## GIVEN MATERIAL
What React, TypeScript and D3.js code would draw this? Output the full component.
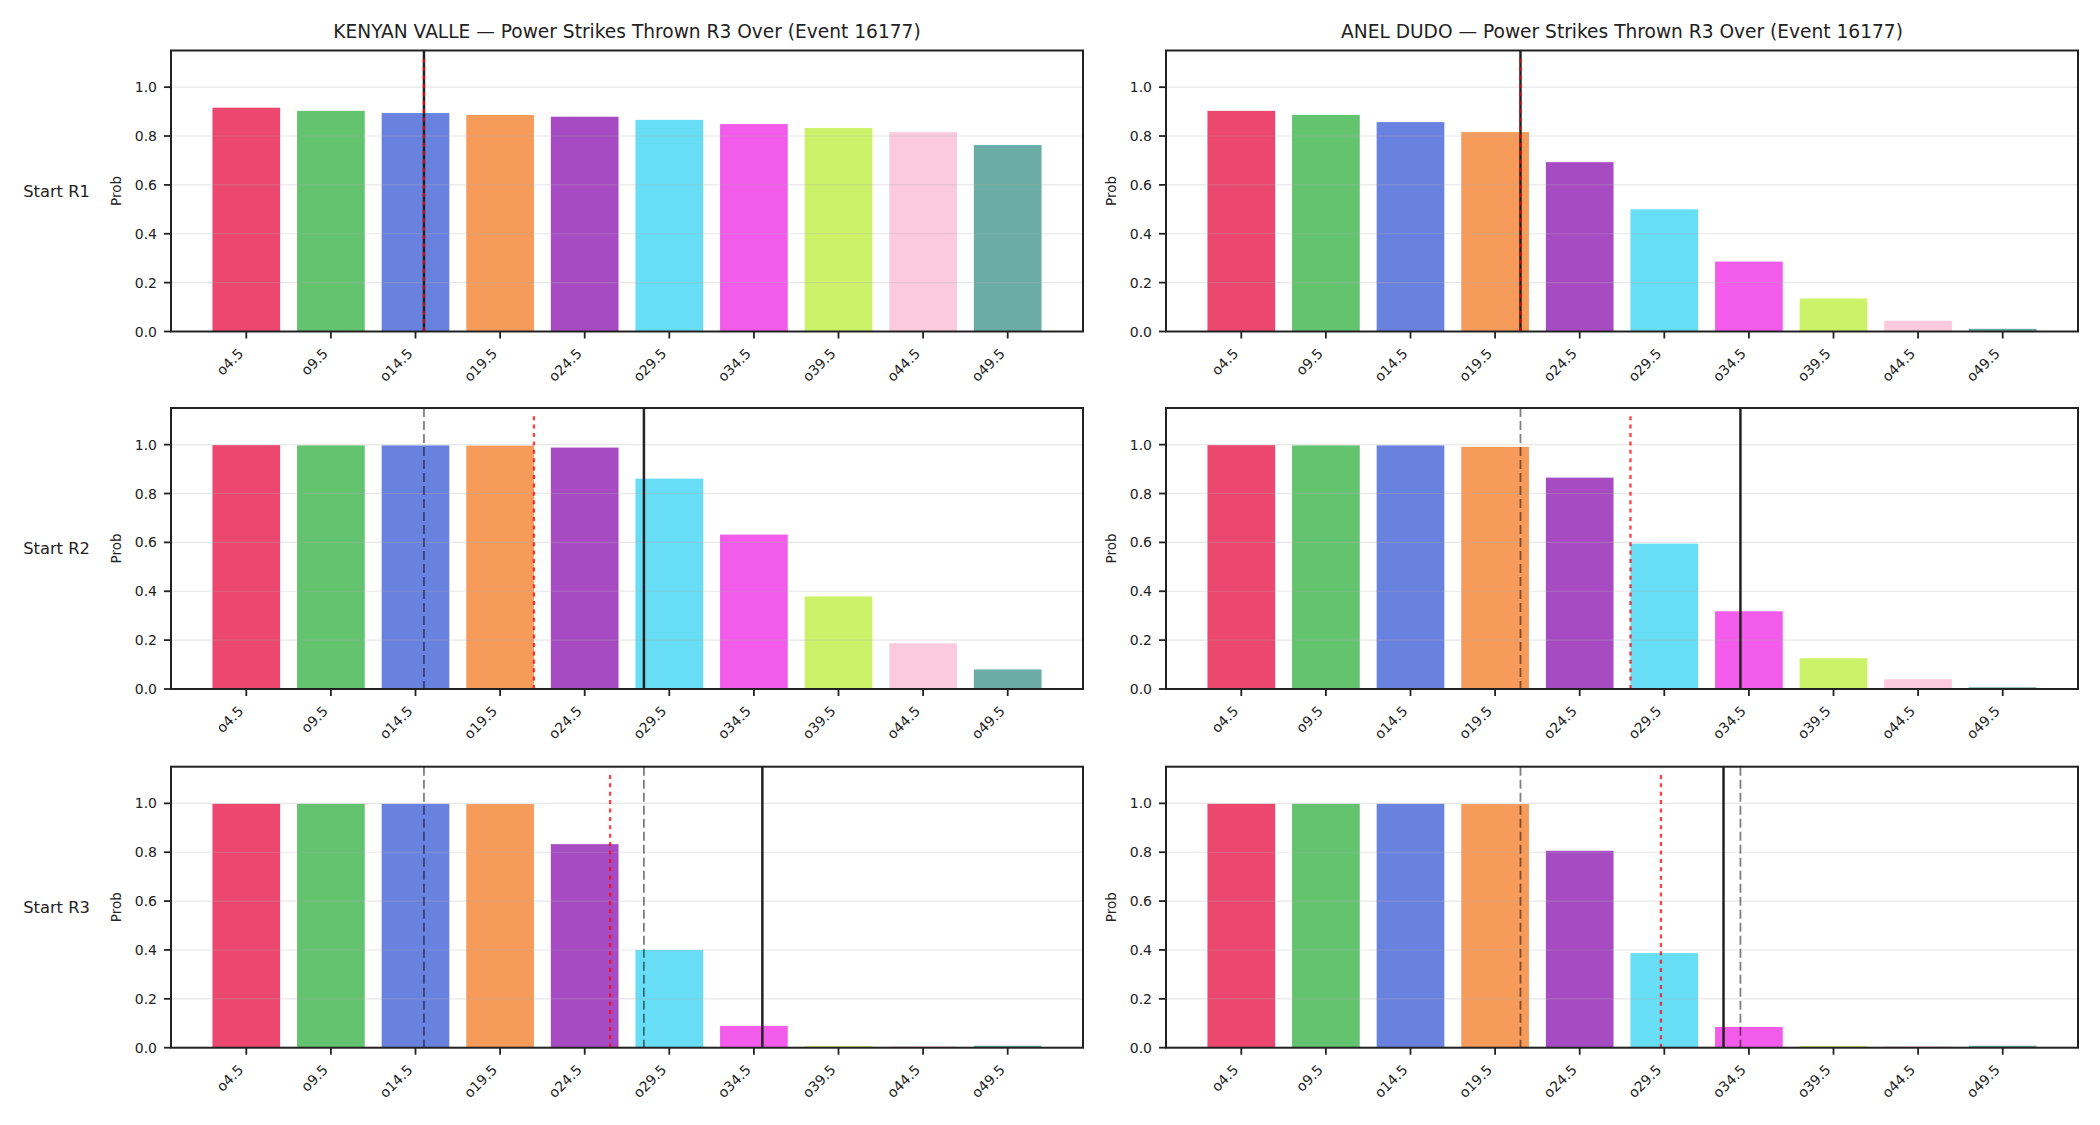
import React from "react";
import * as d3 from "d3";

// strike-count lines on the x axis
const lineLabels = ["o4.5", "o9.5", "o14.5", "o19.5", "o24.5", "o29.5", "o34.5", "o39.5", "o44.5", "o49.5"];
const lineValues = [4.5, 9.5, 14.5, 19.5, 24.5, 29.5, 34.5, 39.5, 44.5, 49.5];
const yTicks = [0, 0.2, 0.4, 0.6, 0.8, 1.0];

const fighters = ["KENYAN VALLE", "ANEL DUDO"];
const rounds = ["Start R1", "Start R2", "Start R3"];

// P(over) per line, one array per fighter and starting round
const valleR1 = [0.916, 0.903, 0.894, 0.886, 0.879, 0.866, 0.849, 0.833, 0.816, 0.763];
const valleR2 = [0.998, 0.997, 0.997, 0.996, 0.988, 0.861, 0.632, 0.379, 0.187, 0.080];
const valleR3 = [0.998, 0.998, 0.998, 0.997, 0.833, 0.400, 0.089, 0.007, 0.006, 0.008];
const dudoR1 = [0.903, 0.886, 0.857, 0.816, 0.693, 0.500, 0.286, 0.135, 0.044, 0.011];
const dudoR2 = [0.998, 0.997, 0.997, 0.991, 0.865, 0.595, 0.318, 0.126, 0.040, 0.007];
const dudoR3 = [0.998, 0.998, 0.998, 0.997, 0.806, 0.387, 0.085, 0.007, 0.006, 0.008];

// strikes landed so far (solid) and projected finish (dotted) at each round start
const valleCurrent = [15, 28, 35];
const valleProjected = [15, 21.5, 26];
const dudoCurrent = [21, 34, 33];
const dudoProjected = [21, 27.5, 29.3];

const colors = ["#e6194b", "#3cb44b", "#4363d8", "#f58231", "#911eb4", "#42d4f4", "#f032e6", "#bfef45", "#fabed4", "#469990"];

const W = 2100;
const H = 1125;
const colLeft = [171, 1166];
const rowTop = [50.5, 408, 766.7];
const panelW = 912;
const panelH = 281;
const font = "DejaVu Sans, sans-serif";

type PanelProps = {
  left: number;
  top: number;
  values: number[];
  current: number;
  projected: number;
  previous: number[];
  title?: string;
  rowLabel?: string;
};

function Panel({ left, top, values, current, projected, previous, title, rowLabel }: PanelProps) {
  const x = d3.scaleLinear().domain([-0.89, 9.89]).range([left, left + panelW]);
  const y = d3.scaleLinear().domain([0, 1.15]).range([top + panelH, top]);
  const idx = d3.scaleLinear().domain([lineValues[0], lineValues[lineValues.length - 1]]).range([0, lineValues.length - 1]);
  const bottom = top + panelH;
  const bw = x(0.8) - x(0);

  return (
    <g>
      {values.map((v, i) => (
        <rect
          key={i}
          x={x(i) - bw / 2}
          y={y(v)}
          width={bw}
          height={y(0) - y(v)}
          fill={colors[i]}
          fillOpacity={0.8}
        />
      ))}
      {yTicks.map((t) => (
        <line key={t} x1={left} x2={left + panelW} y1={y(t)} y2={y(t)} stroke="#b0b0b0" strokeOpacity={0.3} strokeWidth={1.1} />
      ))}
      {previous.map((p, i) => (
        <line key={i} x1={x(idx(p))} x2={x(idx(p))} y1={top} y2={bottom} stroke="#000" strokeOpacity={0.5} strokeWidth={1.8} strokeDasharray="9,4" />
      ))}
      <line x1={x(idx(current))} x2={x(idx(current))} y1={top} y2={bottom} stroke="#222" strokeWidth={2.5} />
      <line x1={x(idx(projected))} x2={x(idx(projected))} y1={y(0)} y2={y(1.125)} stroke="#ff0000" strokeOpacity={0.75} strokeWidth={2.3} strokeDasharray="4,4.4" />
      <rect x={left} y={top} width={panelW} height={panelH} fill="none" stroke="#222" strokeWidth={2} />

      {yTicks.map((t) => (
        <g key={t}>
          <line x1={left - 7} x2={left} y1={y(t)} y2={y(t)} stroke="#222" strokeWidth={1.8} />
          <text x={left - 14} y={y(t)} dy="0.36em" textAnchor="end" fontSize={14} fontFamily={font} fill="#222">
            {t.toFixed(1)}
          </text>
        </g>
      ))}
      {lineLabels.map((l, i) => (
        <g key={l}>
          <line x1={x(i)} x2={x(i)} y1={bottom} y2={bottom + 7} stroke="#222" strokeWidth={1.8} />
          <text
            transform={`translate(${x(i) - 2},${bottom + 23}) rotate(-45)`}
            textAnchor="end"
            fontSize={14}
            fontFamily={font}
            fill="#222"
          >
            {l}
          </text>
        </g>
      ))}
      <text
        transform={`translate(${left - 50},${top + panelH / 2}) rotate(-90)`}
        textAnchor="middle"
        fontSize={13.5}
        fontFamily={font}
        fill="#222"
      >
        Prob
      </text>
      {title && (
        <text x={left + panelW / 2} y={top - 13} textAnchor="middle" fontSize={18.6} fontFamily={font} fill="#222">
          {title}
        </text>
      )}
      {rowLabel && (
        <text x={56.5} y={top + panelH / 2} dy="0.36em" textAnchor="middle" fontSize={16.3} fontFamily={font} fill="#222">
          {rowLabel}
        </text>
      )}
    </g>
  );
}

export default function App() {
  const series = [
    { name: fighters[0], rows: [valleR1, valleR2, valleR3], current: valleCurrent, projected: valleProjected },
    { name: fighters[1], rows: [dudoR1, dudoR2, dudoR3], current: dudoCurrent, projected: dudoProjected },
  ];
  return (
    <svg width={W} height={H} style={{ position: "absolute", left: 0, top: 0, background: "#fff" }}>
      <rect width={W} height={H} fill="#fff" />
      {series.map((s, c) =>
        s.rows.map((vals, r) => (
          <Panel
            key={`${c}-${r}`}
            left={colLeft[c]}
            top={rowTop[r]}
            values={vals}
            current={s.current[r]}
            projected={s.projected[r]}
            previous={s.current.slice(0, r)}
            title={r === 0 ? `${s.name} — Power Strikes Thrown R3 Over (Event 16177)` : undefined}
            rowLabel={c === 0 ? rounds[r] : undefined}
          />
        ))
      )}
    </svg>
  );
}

## EXERCISE OBJECTIVE
All of the data above should be transcribed verbatim, with pictures omitted.

## ANSWER TO THIS TASK
What React, TypeScript and D3.js code would draw this? Output the full component.
import React from "react";
import * as d3 from "d3";

// strike-count lines on the x axis
const lineLabels = ["o4.5", "o9.5", "o14.5", "o19.5", "o24.5", "o29.5", "o34.5", "o39.5", "o44.5", "o49.5"];
const lineValues = [4.5, 9.5, 14.5, 19.5, 24.5, 29.5, 34.5, 39.5, 44.5, 49.5];
const yTicks = [0, 0.2, 0.4, 0.6, 0.8, 1.0];

const fighters = ["KENYAN VALLE", "ANEL DUDO"];
const rounds = ["Start R1", "Start R2", "Start R3"];

// P(over) per line, one array per fighter and starting round
const valleR1 = [0.916, 0.903, 0.894, 0.886, 0.879, 0.866, 0.849, 0.833, 0.816, 0.763];
const valleR2 = [0.998, 0.997, 0.997, 0.996, 0.988, 0.861, 0.632, 0.379, 0.187, 0.080];
const valleR3 = [0.998, 0.998, 0.998, 0.997, 0.833, 0.400, 0.089, 0.007, 0.006, 0.008];
const dudoR1 = [0.903, 0.886, 0.857, 0.816, 0.693, 0.500, 0.286, 0.135, 0.044, 0.011];
const dudoR2 = [0.998, 0.997, 0.997, 0.991, 0.865, 0.595, 0.318, 0.126, 0.040, 0.007];
const dudoR3 = [0.998, 0.998, 0.998, 0.997, 0.806, 0.387, 0.085, 0.007, 0.006, 0.008];

// strikes landed so far (solid) and projected finish (dotted) at each round start
const valleCurrent = [15, 28, 35];
const valleProjected = [15, 21.5, 26];
const dudoCurrent = [21, 34, 33];
const dudoProjected = [21, 27.5, 29.3];

const colors = ["#e6194b", "#3cb44b", "#4363d8", "#f58231", "#911eb4", "#42d4f4", "#f032e6", "#bfef45", "#fabed4", "#469990"];

const W = 2100;
const H = 1125;
const colLeft = [171, 1166];
const rowTop = [50.5, 408, 766.7];
const panelW = 912;
const panelH = 281;
const font = "DejaVu Sans, sans-serif";

type PanelProps = {
  left: number;
  top: number;
  values: number[];
  current: number;
  projected: number;
  previous: number[];
  title?: string;
  rowLabel?: string;
};

function Panel({ left, top, values, current, projected, previous, title, rowLabel }: PanelProps) {
  const x = d3.scaleLinear().domain([-0.89, 9.89]).range([left, left + panelW]);
  const y = d3.scaleLinear().domain([0, 1.15]).range([top + panelH, top]);
  const idx = d3.scaleLinear().domain([lineValues[0], lineValues[lineValues.length - 1]]).range([0, lineValues.length - 1]);
  const bottom = top + panelH;
  const bw = x(0.8) - x(0);

  return (
    <g>
      {values.map((v, i) => (
        <rect
          key={i}
          x={x(i) - bw / 2}
          y={y(v)}
          width={bw}
          height={y(0) - y(v)}
          fill={colors[i]}
          fillOpacity={0.8}
        />
      ))}
      {yTicks.map((t) => (
        <line key={t} x1={left} x2={left + panelW} y1={y(t)} y2={y(t)} stroke="#b0b0b0" strokeOpacity={0.3} strokeWidth={1.1} />
      ))}
      {previous.map((p, i) => (
        <line key={i} x1={x(idx(p))} x2={x(idx(p))} y1={top} y2={bottom} stroke="#000" strokeOpacity={0.5} strokeWidth={1.8} strokeDasharray="9,4" />
      ))}
      <line x1={x(idx(current))} x2={x(idx(current))} y1={top} y2={bottom} stroke="#222" strokeWidth={2.5} />
      <line x1={x(idx(projected))} x2={x(idx(projected))} y1={y(0)} y2={y(1.125)} stroke="#ff0000" strokeOpacity={0.75} strokeWidth={2.3} strokeDasharray="4,4.4" />
      <rect x={left} y={top} width={panelW} height={panelH} fill="none" stroke="#222" strokeWidth={2} />

      {yTicks.map((t) => (
        <g key={t}>
          <line x1={left - 7} x2={left} y1={y(t)} y2={y(t)} stroke="#222" strokeWidth={1.8} />
          <text x={left - 14} y={y(t)} dy="0.36em" textAnchor="end" fontSize={14} fontFamily={font} fill="#222">
            {t.toFixed(1)}
          </text>
        </g>
      ))}
      {lineLabels.map((l, i) => (
        <g key={l}>
          <line x1={x(i)} x2={x(i)} y1={bottom} y2={bottom + 7} stroke="#222" strokeWidth={1.8} />
          <text
            transform={`translate(${x(i) - 2},${bottom + 23}) rotate(-45)`}
            textAnchor="end"
            fontSize={14}
            fontFamily={font}
            fill="#222"
          >
            {l}
          </text>
        </g>
      ))}
      <text
        transform={`translate(${left - 50},${top + panelH / 2}) rotate(-90)`}
        textAnchor="middle"
        fontSize={13.5}
        fontFamily={font}
        fill="#222"
      >
        Prob
      </text>
      {title && (
        <text x={left + panelW / 2} y={top - 13} textAnchor="middle" fontSize={18.6} fontFamily={font} fill="#222">
          {title}
        </text>
      )}
      {rowLabel && (
        <text x={56.5} y={top + panelH / 2} dy="0.36em" textAnchor="middle" fontSize={16.3} fontFamily={font} fill="#222">
          {rowLabel}
        </text>
      )}
    </g>
  );
}

export default function App() {
  const series = [
    { name: fighters[0], rows: [valleR1, valleR2, valleR3], current: valleCurrent, projected: valleProjected },
    { name: fighters[1], rows: [dudoR1, dudoR2, dudoR3], current: dudoCurrent, projected: dudoProjected },
  ];
  return (
    <svg width={W} height={H} style={{ position: "absolute", left: 0, top: 0, background: "#fff" }}>
      <rect width={W} height={H} fill="#fff" />
      {series.map((s, c) =>
        s.rows.map((vals, r) => (
          <Panel
            key={`${c}-${r}`}
            left={colLeft[c]}
            top={rowTop[r]}
            values={vals}
            current={s.current[r]}
            projected={s.projected[r]}
            previous={s.current.slice(0, r)}
            title={r === 0 ? `${s.name} — Power Strikes Thrown R3 Over (Event 16177)` : undefined}
            rowLabel={c === 0 ? rounds[r] : undefined}
          />
        ))
      )}
    </svg>
  );
}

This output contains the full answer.